The specialty insurance marketplace always has been a vast laboratory for nascent products. It once was a tiny market. Those days are over. Today, with tens of billions in premiums in the U.S. market, specialty is for more than unique and emerging risks. And it is attracting new carriers and underwriting talent.

Executive Summary

Specialty is not a short-term play for Westfield, a property/casualty insurer started by a group of farmers back in 1848. Westfield leaders Ed Largent and Jack Kuhn explain the company's recently announced strategy to expand into specialty lines, giving their take on why the time is right for companies like Westfield to expand and how they are leveraging a culture focused on collaboration—not single star performers—and staying true to business values of underwriting profits and financial stability.

Specialty is a dynamic marketplace, evolving and overlapping in the standard property/casualty area. Today, many commercial insurance operations such as Westfield write both admitted and nonadmitted business. As specialty categories expand, there’s less distinction between standard and nonstandard lines. There’s an ebb and flow, especially in larger customer accounts. An account could show up in standard lines; other times you see it in E&S.

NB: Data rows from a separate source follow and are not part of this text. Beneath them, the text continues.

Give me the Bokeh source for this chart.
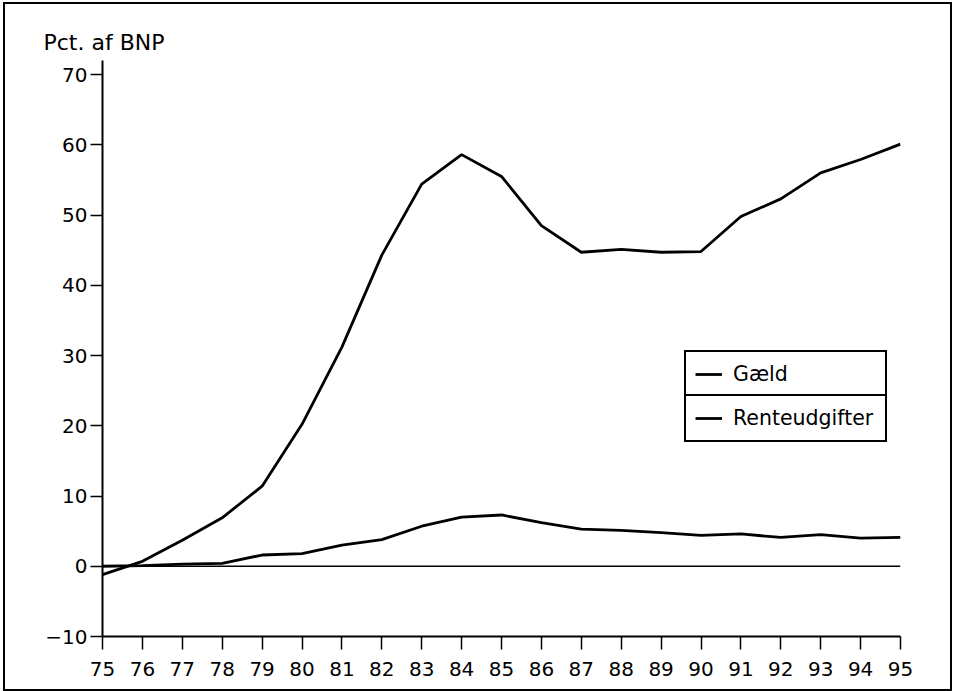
from bokeh.plotting import figure
from bokeh.models import Range1d, FixedTicker, Span, Legend, LegendItem, ColumnDataSource
from bokeh.embed import file_html
from bokeh.resources import INLINE

# ---- data ----
years = list(range(75, 96))
gaeld = [-1.2, 0.7, 3.7, 6.9, 11.4, 20.2, 31.2, 44.3, 54.4, 58.6, 55.5,
         48.5, 44.7, 45.1, 44.7, 44.8, 49.8, 52.3, 56.0, 57.9, 60.1]
rente = [0.0, 0.1, 0.3, 0.4, 1.6, 1.8, 3.0, 3.8, 5.7, 7.0, 7.3,
         6.2, 5.3, 5.1, 4.8, 4.4, 4.6, 4.1, 4.5, 4.0, 4.1]
x_ticks = list(range(75, 96))
y_ticks = [-10, 0, 10, 20, 30, 40, 50, 60, 70]
series_names = ["Gæld", "Renteudgifter"]
y_title = "Pct. af BNP"

FONT = "DejaVu Sans"

src = ColumnDataSource(dict(year=years, gaeld=gaeld, rente=rente))

p = figure(width=949, height=689,
           x_range=Range1d(75, 95), y_range=Range1d(-10, 72),
           output_backend="svg", toolbar_location=None,
           min_border_left=97, min_border_right=54,
           min_border_top=56, min_border_bottom=57,
           styles={"border": "2px solid black", "margin-left": "3px",
                   "margin-top": "2px", "box-sizing": "border-box"})
p.outline_line_color = None
p.xgrid.visible = False
p.ygrid.visible = False
p.background_fill_color = "white"
p.border_fill_color = "white"

# y title (top-left, above the axis)
p.title.text = y_title
p.title.align = "left"
p.title.offset = -59
p.title.text_font = FONT
p.title.text_font_size = "22px"
p.title.text_font_style = "normal"
p.title.text_color = "black"
p.title.standoff = 11

# zero line
p.add_layout(Span(location=0, dimension="width", line_color="black", line_width=1.6))

r_g = p.line("year", "gaeld", source=src, line_color="black", line_width=2.8)
r_r = p.line("year", "rente", source=src, line_color="black", line_width=2.8)

# axes
for ax in (p.xaxis[0], p.yaxis[0]):
    ax.axis_line_color = "black"
    ax.axis_line_width = 2
    ax.major_tick_line_color = "black"
    ax.major_tick_line_width = 1.5
    ax.major_tick_in = 0
    ax.minor_tick_line_color = None
    ax.major_label_text_font = FONT
    ax.major_label_text_color = "black"

p.xaxis[0].ticker = FixedTicker(ticks=x_ticks)
p.xaxis[0].major_tick_out = 13
p.xaxis[0].major_label_standoff = 12
p.xaxis[0].major_label_text_font_size = "20px"

p.yaxis[0].ticker = FixedTicker(ticks=y_ticks)
p.yaxis[0].major_tick_out = 12
p.yaxis[0].major_label_standoff = 3
p.yaxis[0].major_label_text_font_size = "20px"
p.yaxis[0].major_label_overrides = {-10: "\u221210"}

# legend: two stacked boxes of equal size
common = dict(padding=9, spacing=0, glyph_width=27, glyph_height=26,
              label_height=26, label_width=143, label_standoff=11,
              label_text_font=FONT, label_text_font_size="20.5px",
              label_text_color="black",
              border_line_color="black", border_line_width=2,
              border_line_alpha=1.0,
              background_fill_color="white", background_fill_alpha=1.0,
              margin=0)
leg1 = Legend(items=[LegendItem(label=series_names[0], renderers=[r_g])],
              location=(582, 238), **common)
leg2 = Legend(items=[LegendItem(label=series_names[1], renderers=[r_r])],
              location=(582, 194), **common)
p.add_layout(leg1)
p.add_layout(leg2)

open("out.html", "w").write(file_html(p, INLINE))
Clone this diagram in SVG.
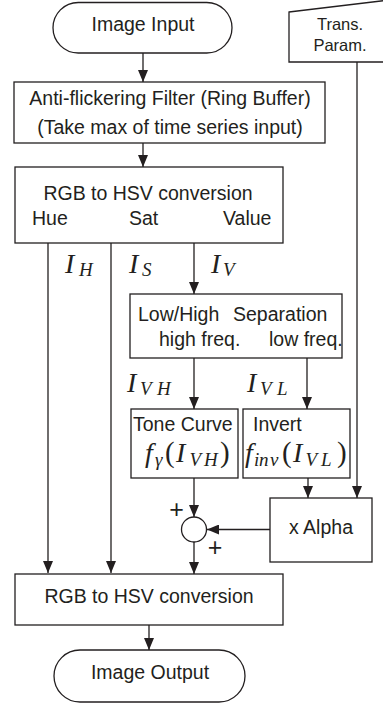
<svg xmlns="http://www.w3.org/2000/svg" width="383" height="704" viewBox="0 0 383 704">
<defs>
<style>
.b{fill:#fff;stroke:#231f20;stroke-width:1.3}
.t{font-family:"Liberation Sans",Arial,sans-serif;font-size:19.5px;fill:#231f20}
.ts{font-family:"Liberation Sans",Arial,sans-serif;font-size:16.5px;fill:#231f20}
.m{font-family:"Liberation Serif","Times New Roman",serif;font-style:italic;font-size:28px;fill:#231f20}
.s{font-size:19px}
.p{font-style:normal;font-size:29px}
.pl{font-family:"Liberation Sans",Arial,sans-serif;font-size:25px;fill:#231f20}
.c line,.c path{stroke:#231f20;stroke-width:1.3;fill:none}
</style>
<marker id="ah" markerUnits="userSpaceOnUse" markerWidth="12" markerHeight="10" refX="12" refY="5" orient="auto">
<path d="M0,0 L12,5 L0,10 z" fill="#231f20"/>
</marker>
</defs>
<rect width="383" height="704" fill="#fff"/>

<g id="connectors" class="c">
<line x1="143" y1="53" x2="143" y2="82" marker-end="url(#ah)"/>
<line x1="143" y1="143" x2="143" y2="167" marker-end="url(#ah)"/>
<line x1="48" y1="243" x2="48" y2="573" marker-end="url(#ah)"/>
<line x1="111" y1="243" x2="111" y2="573" marker-end="url(#ah)"/>
<line x1="194" y1="243" x2="194" y2="294" marker-end="url(#ah)"/>
<line x1="194" y1="358" x2="194" y2="409" marker-end="url(#ah)"/>
<line x1="307" y1="358" x2="307" y2="409" marker-end="url(#ah)"/>
<line x1="194" y1="478" x2="194" y2="517" marker-end="url(#ah)"/>
<line x1="308" y1="478" x2="308" y2="498" marker-end="url(#ah)"/>
<line x1="357" y1="62" x2="357" y2="498" marker-end="url(#ah)"/>
<line x1="270" y1="529.5" x2="207" y2="529.5" marker-end="url(#ah)"/>
<line x1="194" y1="542" x2="194" y2="574" marker-end="url(#ah)"/>
<line x1="149" y1="625" x2="149" y2="650" marker-end="url(#ah)"/>
</g>

<g id="image-input">
<rect class="b" x="53" y="2.5" width="179" height="50.5" rx="25.25"/>
<text class="t" x="143" y="31" text-anchor="middle">Image Input</text>
</g>

<g id="trans-param">
<path class="b" d="M289,12 L385,0.5 L385,62 L289,62 Z"/>
<text class="ts" x="340" y="30" text-anchor="middle">Trans.</text>
<text class="ts" x="340" y="50.5" text-anchor="middle">Param.</text>
</g>

<g id="anti-flicker">
<rect class="b" x="14" y="82" width="311" height="61"/>
<text class="t" x="170" y="105" text-anchor="middle">Anti-flickering Filter (Ring Buffer)</text>
<text class="t" x="170" y="133.5" text-anchor="middle">(Take max of time series input)</text>
</g>

<g id="rgb-hsv-1">
<rect class="b" x="15" y="167" width="268" height="76"/>
<text class="t" x="148" y="200" text-anchor="middle">RGB to HSV conversion</text>
<text class="t" x="32" y="225">Hue</text>
<text class="t" x="129" y="225">Sat</text>
<text class="t" x="223" y="225">Value</text>
</g>

<g id="labels">
<text class="m"><tspan x="65" y="273">I</tspan><tspan class="s" x="79" y="275.5">H</tspan></text>
<text class="m"><tspan x="129" y="273">I</tspan><tspan class="s" x="142" y="275.5">S</tspan></text>
<text class="m"><tspan x="211" y="273">I</tspan><tspan class="s" x="223" y="275.5">V</tspan></text>
<text class="m"><tspan x="127" y="392">I</tspan><tspan class="s" x="140" y="394.5">V</tspan><tspan class="s" x="157" y="394.5">H</tspan></text>
<text class="m"><tspan x="247" y="392">I</tspan><tspan class="s" x="260" y="394.5">V</tspan><tspan class="s" x="277" y="394.5">L</tspan></text>
</g>

<g id="low-high">
<rect class="b" x="130" y="294" width="212" height="64"/>
<text class="t" x="138" y="321">Low/High</text>
<text class="t" x="233" y="321">Separation</text>
<text class="t" x="159" y="346">high freq.</text>
<text class="t" x="269" y="346">low freq.</text>
</g>

<g id="tone-curve">
<rect class="b" x="131" y="409" width="107" height="69"/>
<text class="t" x="133" y="431">Tone Curve</text>
<text class="m"><tspan x="145" y="462">f</tspan><tspan class="s" x="155" y="466">γ</tspan><tspan class="p" x="165" y="462">(</tspan><tspan x="176" y="462">I</tspan><tspan class="s" x="189.5" y="466">V</tspan><tspan class="s" x="204" y="466">H</tspan><tspan class="p" x="220" y="462">)</tspan></text>
</g>

<g id="invert">
<rect class="b" x="243" y="409" width="107" height="69"/>
<text class="t" x="253" y="431">Invert</text>
<text class="m"><tspan x="245" y="462">f</tspan><tspan class="s" x="254" y="466">i</tspan><tspan class="s" x="259" y="466">n</tspan><tspan class="s" x="270" y="466">v</tspan><tspan class="p" x="282" y="462">(</tspan><tspan x="293" y="462">I</tspan><tspan class="s" x="305.5" y="466">V</tspan><tspan class="s" x="321" y="466">L</tspan><tspan class="p" x="337" y="462">)</tspan></text>
</g>

<g id="x-alpha">
<rect class="b" x="270" y="498" width="102" height="64"/>
<text class="t" x="321" y="534" text-anchor="middle">x Alpha</text>
</g>

<g id="sum">
<circle class="b" cx="194" cy="529.5" r="12.5"/>
<text class="pl" x="176.5" y="517.5" text-anchor="middle">+</text>
<text class="pl" x="215" y="555.5" text-anchor="middle">+</text>
</g>

<g id="rgb-hsv-2">
<rect class="b" x="15" y="574" width="268" height="51"/>
<text class="t" x="149" y="603" text-anchor="middle">RGB to HSV conversion</text>
</g>

<g id="image-output">
<rect class="b" x="54" y="650" width="191" height="52" rx="26"/>
<text class="t" x="150" y="679" text-anchor="middle">Image Output</text>
</g>
</svg>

Over the years, specialty has been poised to jump in and provide cover, risk transfer and other mechanisms for emerging risks. As the world changes—COVID-19 and cyber-related risks are excellent examples—specialty is better equipped than standard policies to initially move into those new areas. Complex business customers require specialty kinds of coverage, and there always will be an underwriting opportunity there. Globally, that’s a good message for society.